Carl stirred drunkenly and pushed himself up into a sitting position. Peering from under a dirty ball cap through
the windshield of the car he chuckled. "Well, thank you, Lord. Clyde, that little gal is gonna freeze her little ass
off."
     "I know," said Clyde.
     "We got to save her, buddy," said Carl. He found the bottle that lay on the seat between them and put it to
his lips again. The inside of the car was hot and smelled of brandy and dirty men.
     Clyde let out the clutch, and the car slithered across the intersection. The window went down.
     Andrea was startled by the sudden wave of warm, reeking air, and a man's voice.
     "Need a ride, honey?"
     The crystal throbbed, and Andrea Clare's heart pounded. She began to walk toward the village. The snow
whispered around her ankles, and she felt cold. She pulled her cloak about her shoulders.
     The sedan crawled ahead, and the voice reached out again.
     "Real warm in here, baby."
     Carl leaned toward the driver's open window and called thickly, "Do you suck dick?"
     Clyde backhanded him. "Asshole!"
     Andrea quickened her step, but suddenly both doors flew open on the sedan as it rocked on its emergency
brake. She made to run, but Clyde had her in a bound and roughly pinned her arms in his own.
     Carl came around the front of the car then, slipping in the snow and cursing. "Stuck up little slut!" he
snarled.
     Andrea struggled. Carl grabbed her belt and slapped her face viciously, and the three of them fell to the
ground. Clyde still maintained his bear hug.
     "Let's get her into the car, asshole!" he yelled at Carl who was floundering in the snow with his hand hooked
deeply into Andrea's blue jeans.
     "Yeah, right!" growled Carl. He let his hands slide down her legs to seize her ankles. Andrea's nose and lip
bled, her head lolled, and she felt frozen with pain and terror. Only the crystal glowed hotly in her fist. As she
tumbled roughly into the back seat of the blue sedan, she screamed.
* * *
     So, the years went by. That year's kits survived and thrived, and moved away to the sound of well-wishing
snarls. Some years, the litters failed. Once, the wild expanse of chamise, that had shielded the den in other years,
betrayed her with fire, and her kittens burned to death.
     Some years, one or more were seized by a sneaky owl or a hawk. There were years when all of the darlings
took sick and died, and Tawngness would mourn as her tits froze.
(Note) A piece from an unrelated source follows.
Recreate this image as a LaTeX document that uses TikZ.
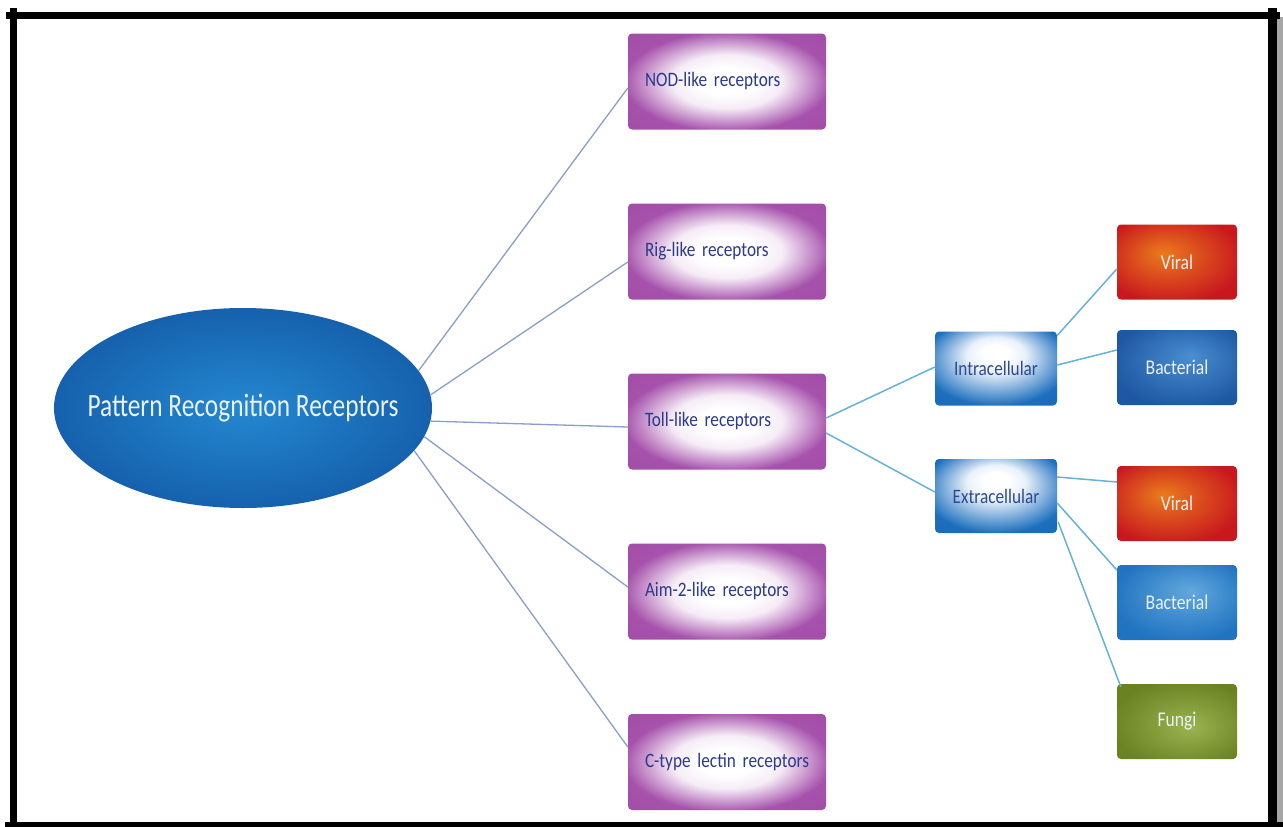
\documentclass[tikz,border=0pt]{standalone}
\usepackage{fontspec}
\setmainfont{Carlito}
\newfontfamily\prrfont[FakeStretch=0.78]{Carlito}
\newfontfamily\boxfont[FakeStretch=0.84]{Carlito}
\newcommand\prrstyle{\prrfont\fontsize{32.5}{38}\selectfont\spaceskip=0.18em\relax}
\newcommand\recstyle{\boxfont\fontsize{20.5}{24}\selectfont\spaceskip=0.15em\relax}
\usetikzlibrary{shapes.geometric}

\definecolor{pboxc}{HTML}{A652AC}
\definecolor{pboxd}{HTML}{9C479F}
\definecolor{pboxm}{HTML}{F6ECF7}
\definecolor{iblue}{HTML}{1C6FBE}
\definecolor{iblued}{HTML}{1864AE}
\definecolor{ibluem}{HTML}{E8F1FA}
\definecolor{ellc}{HTML}{2488D0}
\definecolor{elle}{HTML}{1661AD}
\definecolor{orangec}{HTML}{EC7B1C}
\definecolor{rede}{HTML}{C8181E}
\definecolor{bactc}{HTML}{4A8ED0}
\definecolor{bacte}{HTML}{1E58A4}
\definecolor{bactbc}{HTML}{62A8DC}
\definecolor{bactbe}{HTML}{2073C1}
\definecolor{fungc}{HTML}{9BB452}
\definecolor{funge}{HTML}{6A8221}
\definecolor{navytext}{HTML}{2B3A8C}
\definecolor{bluetext}{HTML}{2F4A8E}
\definecolor{whitetext}{HTML}{EAF1F8}
\definecolor{lineleft}{HTML}{8A9ECB}
\definecolor{lineright}{HTML}{66B2D8}

\pgfdeclareradialshading{purpleglow}{\pgfpoint{0bp}{0bp}}{color(0bp)=(white); color(7bp)=(white); color(14bp)=(pboxm); color(26bp)=(pboxc); color(50bp)=(pboxd)}
\pgfdeclareradialshading{blueglow}{\pgfpoint{0bp}{12bp}}{color(0bp)=(white); color(5bp)=(white); color(12bp)=(ibluem); color(30bp)=(iblue); color(50bp)=(iblued)}
\pgfdeclareradialshading{ellglow}{\pgfpoint{0bp}{0bp}}{color(0bp)=(ellc); color(25bp)=(elle); color(50bp)=(elle)}
\pgfdeclareradialshading{viralglow}{\pgfpoint{-6bp}{6bp}}{color(0bp)=(orangec); color(30bp)=(rede); color(50bp)=(rede)}
\pgfdeclareradialshading{bactglow}{\pgfpoint{6bp}{8bp}}{color(0bp)=(bactc); color(30bp)=(bacte); color(50bp)=(bacte)}
\pgfdeclareradialshading{bactbglow}{\pgfpoint{6bp}{8bp}}{color(0bp)=(bactbc); color(30bp)=(bactbe); color(50bp)=(bactbe)}
\pgfdeclareradialshading{fungglow}{\pgfpoint{6bp}{-4bp}}{color(0bp)=(fungc); color(30bp)=(funge); color(50bp)=(funge)}

\tikzset{
  prrbox/.style={ellipse, shading=ellglow, minimum width=378pt, minimum height=200pt, inner sep=0pt,
    text=whitetext, font=\prrstyle},
  receptor/.style={rectangle, rounded corners=4pt, shading=purpleglow, minimum width=198pt,
    minimum height=96pt, inner xsep=17pt, inner ysep=0pt, text width=164pt, align=left,
    text=navytext, font=\recstyle},
  location/.style={rectangle, rounded corners=4pt, shading=blueglow, minimum width=122pt,
    minimum height=74pt, inner sep=0pt, text=bluetext, font=\boxfont\fontsize{20.5}{24}\selectfont},
  target/.style={rectangle, rounded corners=4pt, minimum width=120pt, minimum height=75pt,
    inner sep=0pt, text=whitetext, font=\boxfont\fontsize{21}{24}\selectfont},
  leftlink/.style={draw=lineleft, line width=1.3pt},
  rightlink/.style={draw=lineright, line width=1.5pt},
  framebar/.style={draw=black}
}

\begin{document}
\begin{tikzpicture}[x=1pt,y=-1pt]
\fill[white] (0,0) rectangle (1283,827);
\useasboundingbox (0,0) rectangle (1283,827);

% frame
\fill[black!35] (1277,17) rectangle (1283,822);
\draw[framebar, line width=7pt] (13.5,8) -- (13.5,827);
\draw[framebar, line width=6.6pt] (6,15.2) -- (1280,15.2);
\draw[framebar, line width=9pt] (1272.5,8) -- (1272.5,827);
\draw[framebar, line width=5pt] (5,824.5) -- (1283,824.5);

% nodes
\node[prrbox] (prr) at (243,408) {\makebox[0pt]{Pattern Recognition Receptors}};

\node[receptor] (nod) at (727,81.5) {\mbox{NOD-like receptors}};
\node[receptor] (rig) at (727,251.5) {\mbox{Rig-like receptors}};
\node[receptor] (toll) at (727,421.5) {\mbox{Toll-like receptors}};
\node[receptor] (aim) at (727,591.5) {\mbox{Aim-2-like receptors}};
\node[receptor] (ctype) at (727,762) {\mbox{C-type lectin receptors}};

\node[location] (intra) at (996,368.5) {Intracellular};
\node[location] (extra) at (996,496) {Extracellular};

\node[target, shading=viralglow] (viral1) at (1177,262) {Viral};
\node[target, shading=bactglow] (bact1) at (1177,367.5) {Bacterial};
\node[target, shading=viralglow] (viral2) at (1177,503.5) {Viral};
\node[target, shading=bactbglow] (bact2) at (1177,602.5) {Bacterial};
\node[target, shading=fungglow] (fungi) at (1177,721.5) {Fungi};

% connectors
\draw[leftlink] (prr.12) -- ([yshift=-6.5pt]nod.west);
\draw[leftlink] (prr.4.6) -- ([yshift=-10.5pt]rig.west);
\draw[leftlink] (prr.-4.5) -- ([yshift=-5.5pt]toll.west);
\draw[leftlink] (prr.-9.9) -- ([yshift=4.5pt]aim.west);
\draw[leftlink] (prr.-14.5) -- ([yshift=15pt]ctype.west);

\draw[rightlink] ([yshift=3.5pt]toll.east) -- ([yshift=1.5pt]intra.west);
\draw[rightlink] ([yshift=-11.5pt]toll.east) -- ([yshift=4pt]extra.west);

\draw[rightlink] ([yshift=33pt]intra.east) -- ([yshift=-7pt]viral1.west);
\draw[rightlink] ([yshift=3.5pt]intra.east) -- ([yshift=17.5pt]bact1.west);

\draw[rightlink] ([yshift=19pt]extra.east) -- ([yshift=21.5pt]viral2.west);
\draw[rightlink] ([yshift=-7pt]extra.east) -- ([yshift=32.5pt]bact2.west);
\draw[rightlink] ([xshift=1pt,yshift=-26pt]extra.east) -- ([xshift=4pt,yshift=-3pt]fungi.north west);
\end{tikzpicture}
\end{document}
     Sometimes she had had to defend the den from coyotes. Once she had arrived late, saving two while two
others were carried by their necks to horrid fate. Once, Tawngness had killed a coyote that was one that menaced
her brood, and several times she had drawn blood on others, earning respect and life-long avoidance from this or
that particular mutt.
     Dogs were bad. She had lost the whole litter once, to a pack, and barely had escaped with her life. And she had
killed three in the process.
* * *
     Johnny knew all about health, when it came to food. He also knew how to break every rule. He made his own,
and he broke them all, his own and the more conventional strictures as well.
     The best way to enjoy gluttony, he maintained to himself, was through inappropriate combinations. Pizza was
a loving example of this. Perhaps it would make more sense to call it the most enjoyable way to perform gluttony,
although to Johnny, there really was no gluttony without inappropriate combinations. It was how he could
innocently eat several pounds of meat from his barbecue at one session.
     It was also how he could eat an entire pot of rice, or drink a quart of goat's milk. But all that was routine; the
vice was in the pizza, or the hotdog, sandwich, toast and bacon, casserole or meat and potatoes. Johnny loved
them all, and used them for his break outs, his sins, his kicking loose of the rules. But, when he was following his
rules, he ate to abandon and never gained an ounce.
     "Whenever you eat or drink anything, you are using yourself up."
     Johnny never forgot those words. He would tell Bob, "Each time we fast, each time we go a whole day without
eating, we are adding a day to our lifespan."
     "That is," Bob would say, "if we don't get killed first."